Tribune News Service

Kolkata, June 26

In what is being seen as a confirmation of the strong legal position of the Shillong Sikhs regarding their residence in the city’s Harijan Colony neighbourhood, Meghalaya Deputy Chief Minister Prestone Tynsong, who is heading the High-level Committee (HLC) set up by the state government to relocate the Sikh residents from Harijan Colony, has admitted that the matter was a complex one.

Tynsong recently told journalists at Shillong that the Harijan Colony issue, especially the land question, was far from simple.

“All evidence is in our favour and because of this we always got relief from the court also whenever we knocked the door of the judiciary to seek protection from state government’s attempt to drive us away from the locality where we have been living for generations,” Gurjit Singh, leader and spokesman of Shillong’s Harijan Colony Sikhs, told this reporter over the phone.

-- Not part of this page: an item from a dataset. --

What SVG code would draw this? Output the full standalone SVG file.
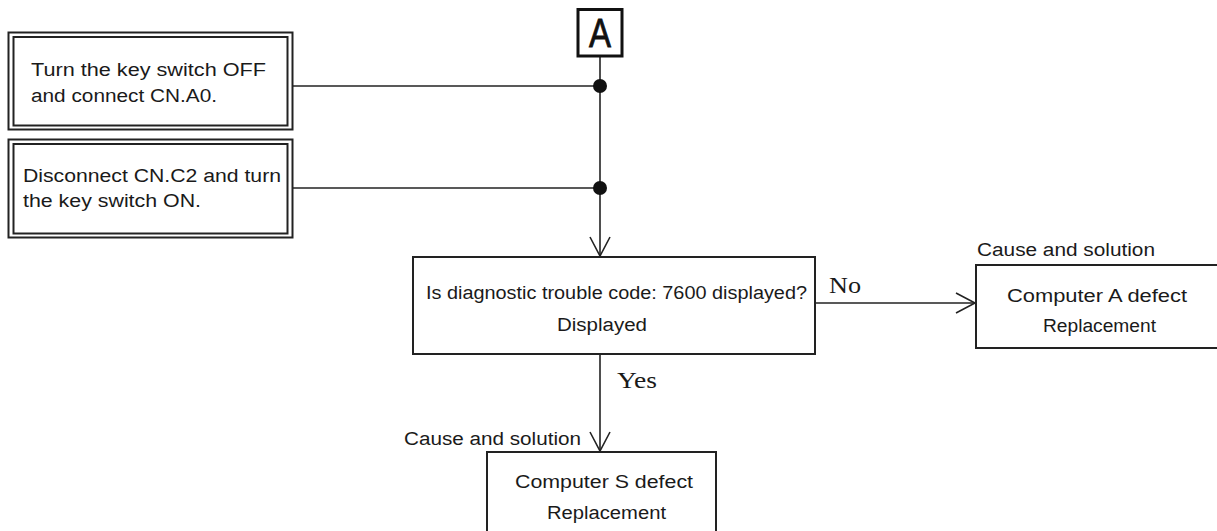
<svg xmlns="http://www.w3.org/2000/svg" width="1217" height="531" viewBox="0 0 1217 531">
<defs>
<marker id="arr" markerWidth="24" markerHeight="24" refX="20" refY="11" orient="auto" markerUnits="userSpaceOnUse">
<path d="M1,1 L20,11 L1,21" fill="none" stroke="#222" stroke-width="1.6"/>
</marker>
<style>
.t{font-family:"Liberation Sans",Arial,sans-serif;font-size:18px;fill:#1a1a1a}
.s{font-family:"Liberation Serif","Times New Roman",serif;font-size:24px;fill:#1a1a1a}
.box{fill:#fff;stroke:#222;stroke-width:2}
.dbl{fill:none;stroke:#222;stroke-width:2}
.ln{fill:none;stroke:#222;stroke-width:1.6}
</style>
</defs>
<rect width="1217" height="531" fill="#fff"/>
<g id="connectors">
<line class="ln" x1="293" y1="86" x2="600" y2="86"/>
<line class="ln" x1="293" y1="188" x2="600" y2="188"/>
<line class="ln" x1="600" y1="56" x2="600" y2="256" marker-end="url(#arr)"/>
<circle cx="600" cy="86" r="7" fill="#111"/>
<circle cx="600" cy="188" r="7" fill="#111"/>
<line class="ln" x1="815" y1="303" x2="975" y2="303" marker-end="url(#arr)"/>
<line class="ln" x1="600" y1="354" x2="600" y2="451" marker-end="url(#arr)"/>
<text class="s" x="829" y="293" textLength="32" lengthAdjust="spacingAndGlyphs">No</text>
<text class="s" x="617" y="388" textLength="40" lengthAdjust="spacingAndGlyphs">Yes</text>
</g>
<g id="nodeA">
<rect x="578" y="9.5" width="44" height="46.5" fill="#fff" stroke="#111" stroke-width="3"/>
<text x="589" y="47" font-family="Liberation Sans,Arial,sans-serif" font-size="40" fill="#111" stroke="#111" stroke-width="0.8" textLength="22" lengthAdjust="spacingAndGlyphs">A</text>
</g>
<g id="step1">
<rect class="dbl" x="8.5" y="32.5" width="284" height="97"/>
<rect class="dbl" x="13.5" y="37" width="274" height="88.5"/>
<text class="t" x="31" y="76" textLength="235" lengthAdjust="spacingAndGlyphs">Turn the key switch OFF</text>
<text class="t" x="31" y="102" textLength="186" lengthAdjust="spacingAndGlyphs">and connect CN.A0.</text>
</g>
<g id="step2">
<rect class="dbl" x="8.5" y="139.5" width="284" height="98"/>
<rect class="dbl" x="13.5" y="144" width="274" height="89.5"/>
<text class="t" x="23" y="182" textLength="258" lengthAdjust="spacingAndGlyphs">Disconnect CN.C2 and turn</text>
<text class="t" x="23" y="207" textLength="178" lengthAdjust="spacingAndGlyphs">the key switch ON.</text>
</g>
<g id="question">
<rect class="box" x="413" y="257" width="402" height="97"/>
<text class="t" x="426" y="299" textLength="381" lengthAdjust="spacingAndGlyphs">Is diagnostic trouble code: 7600 displayed?</text>
<text class="t" x="557" y="331" textLength="90" lengthAdjust="spacingAndGlyphs">Displayed</text>
</g>
<g id="resultA">
<text class="t" x="977" y="256" textLength="178" lengthAdjust="spacingAndGlyphs">Cause and solution</text>
<rect class="box" x="976" y="265" width="250" height="83"/>
<text class="t" x="1007" y="302" textLength="180" lengthAdjust="spacingAndGlyphs">Computer A defect</text>
<text class="t" x="1043" y="332" textLength="113" lengthAdjust="spacingAndGlyphs">Replacement</text>
</g>
<g id="resultS">
<text class="t" x="404" y="445" textLength="177" lengthAdjust="spacingAndGlyphs">Cause and solution</text>
<rect class="box" x="487" y="452" width="229" height="90"/>
<text class="t" x="515" y="488" textLength="178" lengthAdjust="spacingAndGlyphs">Computer S defect</text>
<text class="t" x="547" y="519" textLength="119" lengthAdjust="spacingAndGlyphs">Replacement</text>
</g>
</svg>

The High-Level Committee (HLC), constituted by the state government in June 2018 for relocating the Harijan Colony residents, formed a sub-committee under urban affairs minister Hanmletson Dohling to assist it.

The main job entrusted to the sub-committee is to examine and try to resolve differences between the traditional Khasi institution ‘Hima Mylliem’ and the state government over the land (Harijan Colony).

The land was given to the ancestors of the current residents of the colony by the then tribal chief of the area. According to the land laws prevailing in Meghalaya, the state government or any of its agencies, including the Shillong Municipal Board (SMB), do not have any right over this land.

Plenty of attempts have been made by the state government from time to time to evict the residents of Harijan Colony which is located close to Shillong’s two prime commercial districts – Police Bazaar and Burra Bazaar. However, all attempts had come undone in the court.

According to Gurjit Singh, Dalit Sikhs from Gurdaspur in Punjab were allotted the land by the local Khasi tribal chief back in the middle of the 19th century.

Violent tactics to intimidate the residents, including a recent terror threat preceded by a mob attack and even the murder of Lal Singh in 1995 by thugs masquerading as Khasi protesters, had failed to drive away the Sikhs from Harijan Colony.